WHAT THE TASK ASKS
Can you write out the whole listing exactly?
◆ ◆ ◆ ◆
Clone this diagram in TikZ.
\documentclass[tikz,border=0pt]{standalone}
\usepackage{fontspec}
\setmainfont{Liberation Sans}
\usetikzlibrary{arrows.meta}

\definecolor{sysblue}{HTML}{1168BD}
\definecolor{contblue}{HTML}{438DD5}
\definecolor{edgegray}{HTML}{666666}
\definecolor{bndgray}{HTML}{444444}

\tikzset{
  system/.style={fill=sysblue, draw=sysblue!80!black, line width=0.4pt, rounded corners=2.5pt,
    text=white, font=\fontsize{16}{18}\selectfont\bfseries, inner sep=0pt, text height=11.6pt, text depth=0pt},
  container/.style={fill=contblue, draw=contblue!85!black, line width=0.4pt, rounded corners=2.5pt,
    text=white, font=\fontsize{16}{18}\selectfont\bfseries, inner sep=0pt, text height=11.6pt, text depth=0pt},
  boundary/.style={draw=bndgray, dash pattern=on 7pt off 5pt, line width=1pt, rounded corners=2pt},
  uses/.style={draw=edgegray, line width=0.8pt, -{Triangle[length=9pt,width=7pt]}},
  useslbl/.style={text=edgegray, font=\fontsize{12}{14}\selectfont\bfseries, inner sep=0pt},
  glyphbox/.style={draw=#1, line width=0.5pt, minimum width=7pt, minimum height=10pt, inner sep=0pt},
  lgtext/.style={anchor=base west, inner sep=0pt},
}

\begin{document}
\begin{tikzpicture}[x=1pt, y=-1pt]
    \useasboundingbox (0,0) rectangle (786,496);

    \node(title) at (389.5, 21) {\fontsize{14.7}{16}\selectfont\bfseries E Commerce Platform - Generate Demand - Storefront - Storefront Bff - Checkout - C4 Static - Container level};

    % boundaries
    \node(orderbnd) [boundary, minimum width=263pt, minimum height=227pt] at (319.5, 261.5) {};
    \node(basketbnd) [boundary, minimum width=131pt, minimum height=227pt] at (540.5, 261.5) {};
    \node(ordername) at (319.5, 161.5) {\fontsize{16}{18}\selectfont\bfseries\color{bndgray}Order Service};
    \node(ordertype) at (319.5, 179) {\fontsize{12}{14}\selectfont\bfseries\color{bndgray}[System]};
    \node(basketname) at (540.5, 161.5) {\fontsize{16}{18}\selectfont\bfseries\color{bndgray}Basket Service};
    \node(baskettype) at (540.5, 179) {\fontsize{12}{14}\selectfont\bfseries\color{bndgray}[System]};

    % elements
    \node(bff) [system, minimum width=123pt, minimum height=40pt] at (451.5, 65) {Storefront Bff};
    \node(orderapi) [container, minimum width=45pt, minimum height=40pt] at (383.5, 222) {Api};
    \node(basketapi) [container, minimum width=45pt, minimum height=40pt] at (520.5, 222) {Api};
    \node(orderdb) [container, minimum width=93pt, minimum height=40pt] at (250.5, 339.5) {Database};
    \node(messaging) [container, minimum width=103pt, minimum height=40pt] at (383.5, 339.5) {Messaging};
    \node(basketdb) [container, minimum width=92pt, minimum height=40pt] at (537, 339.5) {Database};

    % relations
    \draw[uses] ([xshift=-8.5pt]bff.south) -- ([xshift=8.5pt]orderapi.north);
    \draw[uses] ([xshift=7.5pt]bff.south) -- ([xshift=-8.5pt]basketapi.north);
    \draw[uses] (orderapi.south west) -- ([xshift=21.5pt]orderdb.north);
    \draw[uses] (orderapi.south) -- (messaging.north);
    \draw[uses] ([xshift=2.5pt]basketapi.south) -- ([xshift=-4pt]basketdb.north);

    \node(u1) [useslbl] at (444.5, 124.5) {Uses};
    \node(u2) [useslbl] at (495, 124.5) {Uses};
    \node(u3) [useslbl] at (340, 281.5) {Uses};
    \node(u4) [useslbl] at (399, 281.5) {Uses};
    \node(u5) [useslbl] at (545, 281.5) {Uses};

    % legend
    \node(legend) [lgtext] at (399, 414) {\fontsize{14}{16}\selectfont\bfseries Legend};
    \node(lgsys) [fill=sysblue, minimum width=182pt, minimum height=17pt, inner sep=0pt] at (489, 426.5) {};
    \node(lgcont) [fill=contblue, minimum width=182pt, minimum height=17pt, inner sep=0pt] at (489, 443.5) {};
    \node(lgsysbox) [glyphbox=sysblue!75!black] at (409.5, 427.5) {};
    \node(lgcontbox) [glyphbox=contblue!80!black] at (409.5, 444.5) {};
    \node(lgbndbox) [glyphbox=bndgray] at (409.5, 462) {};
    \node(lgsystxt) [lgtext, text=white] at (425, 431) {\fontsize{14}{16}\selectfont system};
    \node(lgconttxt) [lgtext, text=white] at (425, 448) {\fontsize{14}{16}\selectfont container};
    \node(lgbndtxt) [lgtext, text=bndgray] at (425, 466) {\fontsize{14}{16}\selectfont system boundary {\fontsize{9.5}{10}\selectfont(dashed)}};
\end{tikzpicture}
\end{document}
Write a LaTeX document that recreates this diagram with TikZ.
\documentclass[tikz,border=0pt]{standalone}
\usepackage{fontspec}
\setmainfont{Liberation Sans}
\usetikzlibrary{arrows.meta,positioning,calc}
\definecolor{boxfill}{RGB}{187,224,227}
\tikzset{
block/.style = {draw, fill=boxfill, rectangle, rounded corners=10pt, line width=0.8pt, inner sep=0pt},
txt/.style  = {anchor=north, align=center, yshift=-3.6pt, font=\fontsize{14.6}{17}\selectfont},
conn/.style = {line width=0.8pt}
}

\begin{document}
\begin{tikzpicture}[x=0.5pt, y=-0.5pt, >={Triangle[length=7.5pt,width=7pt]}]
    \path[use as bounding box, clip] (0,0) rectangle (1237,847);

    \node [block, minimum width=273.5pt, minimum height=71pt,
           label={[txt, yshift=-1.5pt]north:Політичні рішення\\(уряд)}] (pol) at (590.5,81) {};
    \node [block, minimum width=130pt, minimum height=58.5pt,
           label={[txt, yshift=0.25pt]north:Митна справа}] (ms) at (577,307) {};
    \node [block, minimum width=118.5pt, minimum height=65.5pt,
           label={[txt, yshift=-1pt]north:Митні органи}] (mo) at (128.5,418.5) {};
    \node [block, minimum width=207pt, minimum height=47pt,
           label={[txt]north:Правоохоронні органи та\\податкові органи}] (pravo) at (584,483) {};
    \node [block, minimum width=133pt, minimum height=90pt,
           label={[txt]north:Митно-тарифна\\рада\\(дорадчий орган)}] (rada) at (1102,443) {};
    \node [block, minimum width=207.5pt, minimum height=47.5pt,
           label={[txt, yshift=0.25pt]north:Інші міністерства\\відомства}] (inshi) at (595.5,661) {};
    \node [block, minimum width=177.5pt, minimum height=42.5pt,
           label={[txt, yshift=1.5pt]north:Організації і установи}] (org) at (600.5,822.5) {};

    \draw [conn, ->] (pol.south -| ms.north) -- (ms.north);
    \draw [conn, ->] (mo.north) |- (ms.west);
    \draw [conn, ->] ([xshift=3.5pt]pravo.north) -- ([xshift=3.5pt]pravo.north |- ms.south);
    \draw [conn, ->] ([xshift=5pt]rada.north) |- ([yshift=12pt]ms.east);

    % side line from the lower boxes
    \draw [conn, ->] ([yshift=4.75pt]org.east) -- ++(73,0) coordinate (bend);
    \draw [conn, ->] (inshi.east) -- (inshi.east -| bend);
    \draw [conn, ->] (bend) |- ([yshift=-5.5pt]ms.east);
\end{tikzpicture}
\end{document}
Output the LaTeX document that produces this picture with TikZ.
◆ ◆ ◆ ◆
WRITTEN RESPONSE
Clone this diagram in TikZ.
\documentclass[tikz,border=0pt]{standalone}
\usepackage{fontspec}
\setmainfont{Liberation Sans}
\usetikzlibrary{arrows.meta}

\definecolor{sysblue}{HTML}{1168BD}
\definecolor{contblue}{HTML}{438DD5}
\definecolor{edgegray}{HTML}{666666}
\definecolor{bndgray}{HTML}{444444}

\tikzset{
  system/.style={fill=sysblue, draw=sysblue!80!black, line width=0.4pt, rounded corners=2.5pt,
    text=white, font=\fontsize{16}{18}\selectfont\bfseries, inner sep=0pt, text height=11.6pt, text depth=0pt},
  container/.style={fill=contblue, draw=contblue!85!black, line width=0.4pt, rounded corners=2.5pt,
    text=white, font=\fontsize{16}{18}\selectfont\bfseries, inner sep=0pt, text height=11.6pt, text depth=0pt},
  boundary/.style={draw=bndgray, dash pattern=on 7pt off 5pt, line width=1pt, rounded corners=2pt},
  uses/.style={draw=edgegray, line width=0.8pt, -{Triangle[length=9pt,width=7pt]}},
  useslbl/.style={text=edgegray, font=\fontsize{12}{14}\selectfont\bfseries, inner sep=0pt},
  glyphbox/.style={draw=#1, line width=0.5pt, minimum width=7pt, minimum height=10pt, inner sep=0pt},
  lgtext/.style={anchor=base west, inner sep=0pt},
}

\begin{document}
\begin{tikzpicture}[x=1pt, y=-1pt]
    \useasboundingbox (0,0) rectangle (786,496);

    \node(title) at (389.5, 21) {\fontsize{14.7}{16}\selectfont\bfseries E Commerce Platform - Generate Demand - Storefront - Storefront Bff - Checkout - C4 Static - Container level};

    % boundaries
    \node(orderbnd) [boundary, minimum width=263pt, minimum height=227pt] at (319.5, 261.5) {};
    \node(basketbnd) [boundary, minimum width=131pt, minimum height=227pt] at (540.5, 261.5) {};
    \node(ordername) at (319.5, 161.5) {\fontsize{16}{18}\selectfont\bfseries\color{bndgray}Order Service};
    \node(ordertype) at (319.5, 179) {\fontsize{12}{14}\selectfont\bfseries\color{bndgray}[System]};
    \node(basketname) at (540.5, 161.5) {\fontsize{16}{18}\selectfont\bfseries\color{bndgray}Basket Service};
    \node(baskettype) at (540.5, 179) {\fontsize{12}{14}\selectfont\bfseries\color{bndgray}[System]};

    % elements
    \node(bff) [system, minimum width=123pt, minimum height=40pt] at (451.5, 65) {Storefront Bff};
    \node(orderapi) [container, minimum width=45pt, minimum height=40pt] at (383.5, 222) {Api};
    \node(basketapi) [container, minimum width=45pt, minimum height=40pt] at (520.5, 222) {Api};
    \node(orderdb) [container, minimum width=93pt, minimum height=40pt] at (250.5, 339.5) {Database};
    \node(messaging) [container, minimum width=103pt, minimum height=40pt] at (383.5, 339.5) {Messaging};
    \node(basketdb) [container, minimum width=92pt, minimum height=40pt] at (537, 339.5) {Database};

    % relations
    \draw[uses] ([xshift=-8.5pt]bff.south) -- ([xshift=8.5pt]orderapi.north);
    \draw[uses] ([xshift=7.5pt]bff.south) -- ([xshift=-8.5pt]basketapi.north);
    \draw[uses] (orderapi.south west) -- ([xshift=21.5pt]orderdb.north);
    \draw[uses] (orderapi.south) -- (messaging.north);
    \draw[uses] ([xshift=2.5pt]basketapi.south) -- ([xshift=-4pt]basketdb.north);

    \node(u1) [useslbl] at (444.5, 124.5) {Uses};
    \node(u2) [useslbl] at (495, 124.5) {Uses};
    \node(u3) [useslbl] at (340, 281.5) {Uses};
    \node(u4) [useslbl] at (399, 281.5) {Uses};
    \node(u5) [useslbl] at (545, 281.5) {Uses};

    % legend
    \node(legend) [lgtext] at (399, 414) {\fontsize{14}{16}\selectfont\bfseries Legend};
    \node(lgsys) [fill=sysblue, minimum width=182pt, minimum height=17pt, inner sep=0pt] at (489, 426.5) {};
    \node(lgcont) [fill=contblue, minimum width=182pt, minimum height=17pt, inner sep=0pt] at (489, 443.5) {};
    \node(lgsysbox) [glyphbox=sysblue!75!black] at (409.5, 427.5) {};
    \node(lgcontbox) [glyphbox=contblue!80!black] at (409.5, 444.5) {};
    \node(lgbndbox) [glyphbox=bndgray] at (409.5, 462) {};
    \node(lgsystxt) [lgtext, text=white] at (425, 431) {\fontsize{14}{16}\selectfont system};
    \node(lgconttxt) [lgtext, text=white] at (425, 448) {\fontsize{14}{16}\selectfont container};
    \node(lgbndtxt) [lgtext, text=bndgray] at (425, 466) {\fontsize{14}{16}\selectfont system boundary {\fontsize{9.5}{10}\selectfont(dashed)}};
\end{tikzpicture}
\end{document}
Write a LaTeX document that recreates this diagram with TikZ.
\documentclass[tikz,border=0pt]{standalone}
\usepackage{fontspec}
\setmainfont{Liberation Sans}
\usetikzlibrary{arrows.meta,positioning,calc}
\definecolor{boxfill}{RGB}{187,224,227}
\tikzset{
block/.style = {draw, fill=boxfill, rectangle, rounded corners=10pt, line width=0.8pt, inner sep=0pt},
txt/.style  = {anchor=north, align=center, yshift=-3.6pt, font=\fontsize{14.6}{17}\selectfont},
conn/.style = {line width=0.8pt}
}

\begin{document}
\begin{tikzpicture}[x=0.5pt, y=-0.5pt, >={Triangle[length=7.5pt,width=7pt]}]
    \path[use as bounding box, clip] (0,0) rectangle (1237,847);

    \node [block, minimum width=273.5pt, minimum height=71pt,
           label={[txt, yshift=-1.5pt]north:Політичні рішення\\(уряд)}] (pol) at (590.5,81) {};
    \node [block, minimum width=130pt, minimum height=58.5pt,
           label={[txt, yshift=0.25pt]north:Митна справа}] (ms) at (577,307) {};
    \node [block, minimum width=118.5pt, minimum height=65.5pt,
           label={[txt, yshift=-1pt]north:Митні органи}] (mo) at (128.5,418.5) {};
    \node [block, minimum width=207pt, minimum height=47pt,
           label={[txt]north:Правоохоронні органи та\\податкові органи}] (pravo) at (584,483) {};
    \node [block, minimum width=133pt, minimum height=90pt,
           label={[txt]north:Митно-тарифна\\рада\\(дорадчий орган)}] (rada) at (1102,443) {};
    \node [block, minimum width=207.5pt, minimum height=47.5pt,
           label={[txt, yshift=0.25pt]north:Інші міністерства\\відомства}] (inshi) at (595.5,661) {};
    \node [block, minimum width=177.5pt, minimum height=42.5pt,
           label={[txt, yshift=1.5pt]north:Організації і установи}] (org) at (600.5,822.5) {};

    \draw [conn, ->] (pol.south -| ms.north) -- (ms.north);
    \draw [conn, ->] (mo.north) |- (ms.west);
    \draw [conn, ->] ([xshift=3.5pt]pravo.north) -- ([xshift=3.5pt]pravo.north |- ms.south);
    \draw [conn, ->] ([xshift=5pt]rada.north) |- ([yshift=12pt]ms.east);

    % side line from the lower boxes
    \draw [conn, ->] ([yshift=4.75pt]org.east) -- ++(73,0) coordinate (bend);
    \draw [conn, ->] (inshi.east) -- (inshi.east -| bend);
    \draw [conn, ->] (bend) |- ([yshift=-5.5pt]ms.east);
\end{tikzpicture}
\end{document}
Output the LaTeX document that produces this picture with TikZ.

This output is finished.